** start **
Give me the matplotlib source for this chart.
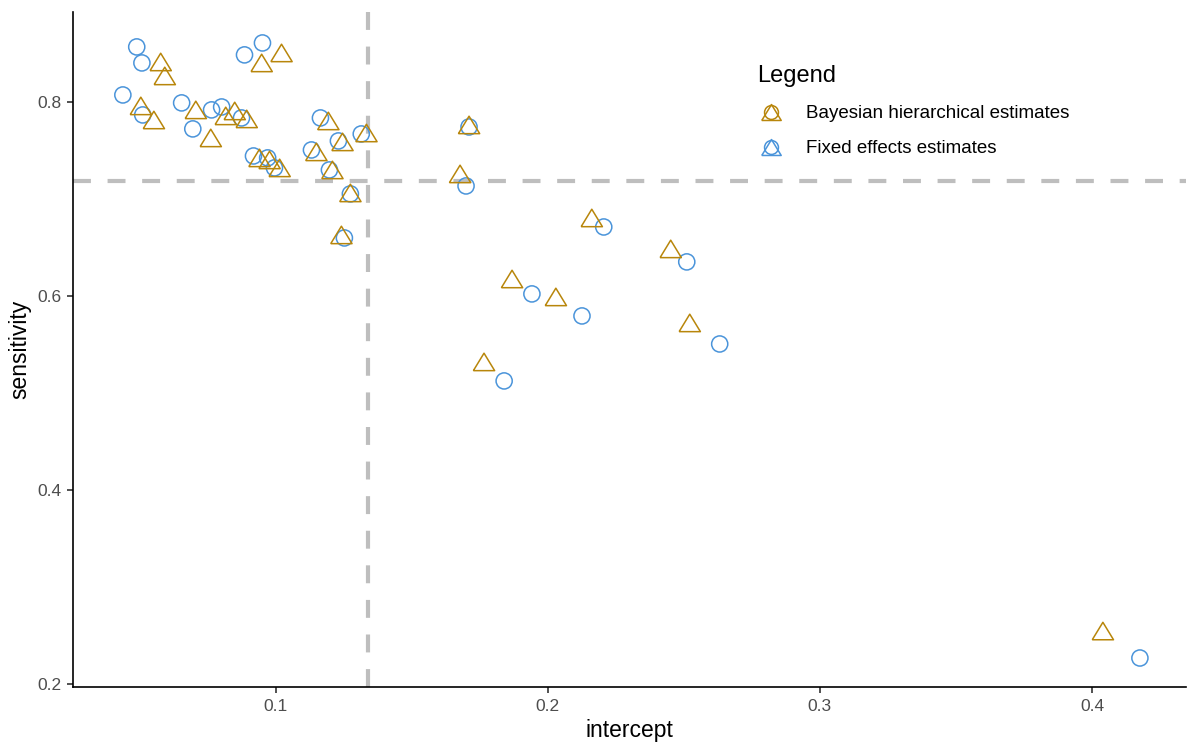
import matplotlib
matplotlib.use("Agg")
import matplotlib.pyplot as plt
from matplotlib.lines import Line2D

plt.rcParams['font.family'] = ['Liberation Sans', 'DejaVu Sans']

# Bayesian hierarchical estimates (triangles)
bayes_x = [0.0578, 0.0593, 0.0505, 0.0553, 0.0707, 0.0762, 0.0817, 0.0850, 0.0894, 0.0949,
           0.1022, 0.0941, 0.0978, 0.1015, 0.1194, 0.1246, 0.1334, 0.1150, 0.1209, 0.1275,
           0.1242, 0.1711, 0.1678, 0.1766, 0.1869, 0.2030, 0.2162, 0.2452, 0.2522, 0.4040]
bayes_y = [0.8412, 0.8268, 0.7959, 0.7814, 0.7918, 0.7629, 0.7856, 0.7907, 0.7825, 0.8402,
           0.8505, 0.7423, 0.7402, 0.7320, 0.7804, 0.7588, 0.7680, 0.7485, 0.7299, 0.7062,
           0.6629, 0.7763, 0.7258, 0.5320, 0.6175, 0.5990, 0.6804, 0.6485, 0.5722, 0.2546]

# Fixed effects estimates (circles)
fixed_x = [0.0490, 0.0509, 0.0439, 0.0512, 0.0655, 0.0696, 0.0765, 0.0802, 0.0875, 0.0886,
           0.0952, 0.0919, 0.0971, 0.0996, 0.1165, 0.1231, 0.1315, 0.1132, 0.1198, 0.1275,
           0.1253, 0.1711, 0.1700, 0.1840, 0.1942, 0.2126, 0.2206, 0.2511, 0.2632, 0.4176]
fixed_y = [0.8567, 0.8402, 0.8072, 0.7866, 0.7990, 0.7722, 0.7918, 0.7948, 0.7835, 0.8485,
           0.8608, 0.7443, 0.7423, 0.7320, 0.7835, 0.7598, 0.7670, 0.7505, 0.7299, 0.7052,
           0.6598, 0.7742, 0.7134, 0.5124, 0.6021, 0.5794, 0.6711, 0.6351, 0.5505, 0.2268]

mean_intercept = 0.1341
mean_sensitivity = 0.7186

gold = '#B8860B'
blue = '#4A94DA'

# flatter triangle, like ggplot's shape 2
tri_marker = [(-1, -0.82), (1, -0.82), (0, 0.82), (-1, -0.82)]

fig = plt.figure(figsize=(11.88, 7.44), dpi=100)
ax = fig.add_axes([0.0614, 0.0766, 0.9366, 0.9074])

ax.axvline(mean_intercept, color='#BEBEBE', lw=3, dashes=(4.3, 4), zorder=1)
ax.axhline(mean_sensitivity, color='#BEBEBE', lw=3, dashes=(4.3, 4), zorder=1)

ax.scatter(fixed_x, fixed_y, s=135, marker='o', facecolors='none', edgecolors=blue,
           linewidths=1.1, zorder=3)
ax.scatter(bayes_x, bayes_y, s=235, marker=tri_marker, facecolors='none', edgecolors=gold,
           linewidths=1.1, zorder=3)

ax.set_xlim(0.02556, 0.4344)
ax.set_ylim(0.1969, 0.8928)
ax.set_xticks([0.1, 0.2, 0.3, 0.4])
ax.set_xticklabels(['0.1', '0.2', '0.3', '0.4'])
ax.set_yticks([0.2, 0.4, 0.6, 0.8])
ax.set_yticklabels(['0.2', '0.4', '0.6', '0.8'])

for side in ['top', 'right']:
    ax.spines[side].set_visible(False)
for side in ['left', 'bottom']:
    ax.spines[side].set_linewidth(1.2)
ax.tick_params(axis='both', length=4, width=1.2, color='#333333',
               labelsize=12.5, labelcolor='#4D4D4D', pad=4.5)

ax.set_xlabel('intercept', fontsize=16.5, labelpad=4)
ax.set_ylabel('sensitivity', fontsize=16.5, labelpad=4)

handles = []
for c in [gold, blue]:
    tri = Line2D([], [], marker=tri_marker, ls='none', markersize=14, markerfacecolor='none',
                 markeredgecolor=c, markeredgewidth=1.1)
    circ = Line2D([], [], marker='o', ls='none', markersize=10, markerfacecolor='none',
                  markeredgecolor=c, markeredgewidth=1.1)
    handles.append((tri, circ))

leg = fig.legend(handles, ['Bayesian hierarchical estimates', 'Fixed effects estimates'],
                 loc='upper left', bbox_to_anchor=(0.623, 0.935), frameon=False,
                 title='Legend', title_fontsize=17, fontsize=13.5, alignment='left',
                 handlelength=1.5, handletextpad=1.1, labelspacing=0.95)

fig.savefig('out.png', dpi=100)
** end **
What the exercise asks → From the opening line of the listing above through the line bearing "blue = '#4A94DA'", repeat each line exactly. Drop every picture.

Reply →
Give me the matplotlib source for this chart.
import matplotlib
matplotlib.use("Agg")
import matplotlib.pyplot as plt
from matplotlib.lines import Line2D

plt.rcParams['font.family'] = ['Liberation Sans', 'DejaVu Sans']

# Bayesian hierarchical estimates (triangles)
bayes_x = [0.0578, 0.0593, 0.0505, 0.0553, 0.0707, 0.0762, 0.0817, 0.0850, 0.0894, 0.0949,
           0.1022, 0.0941, 0.0978, 0.1015, 0.1194, 0.1246, 0.1334, 0.1150, 0.1209, 0.1275,
           0.1242, 0.1711, 0.1678, 0.1766, 0.1869, 0.2030, 0.2162, 0.2452, 0.2522, 0.4040]
bayes_y = [0.8412, 0.8268, 0.7959, 0.7814, 0.7918, 0.7629, 0.7856, 0.7907, 0.7825, 0.8402,
           0.8505, 0.7423, 0.7402, 0.7320, 0.7804, 0.7588, 0.7680, 0.7485, 0.7299, 0.7062,
           0.6629, 0.7763, 0.7258, 0.5320, 0.6175, 0.5990, 0.6804, 0.6485, 0.5722, 0.2546]

# Fixed effects estimates (circles)
fixed_x = [0.0490, 0.0509, 0.0439, 0.0512, 0.0655, 0.0696, 0.0765, 0.0802, 0.0875, 0.0886,
           0.0952, 0.0919, 0.0971, 0.0996, 0.1165, 0.1231, 0.1315, 0.1132, 0.1198, 0.1275,
           0.1253, 0.1711, 0.1700, 0.1840, 0.1942, 0.2126, 0.2206, 0.2511, 0.2632, 0.4176]
fixed_y = [0.8567, 0.8402, 0.8072, 0.7866, 0.7990, 0.7722, 0.7918, 0.7948, 0.7835, 0.8485,
           0.8608, 0.7443, 0.7423, 0.7320, 0.7835, 0.7598, 0.7670, 0.7505, 0.7299, 0.7052,
           0.6598, 0.7742, 0.7134, 0.5124, 0.6021, 0.5794, 0.6711, 0.6351, 0.5505, 0.2268]

mean_intercept = 0.1341
mean_sensitivity = 0.7186

gold = '#B8860B'
blue = '#4A94DA'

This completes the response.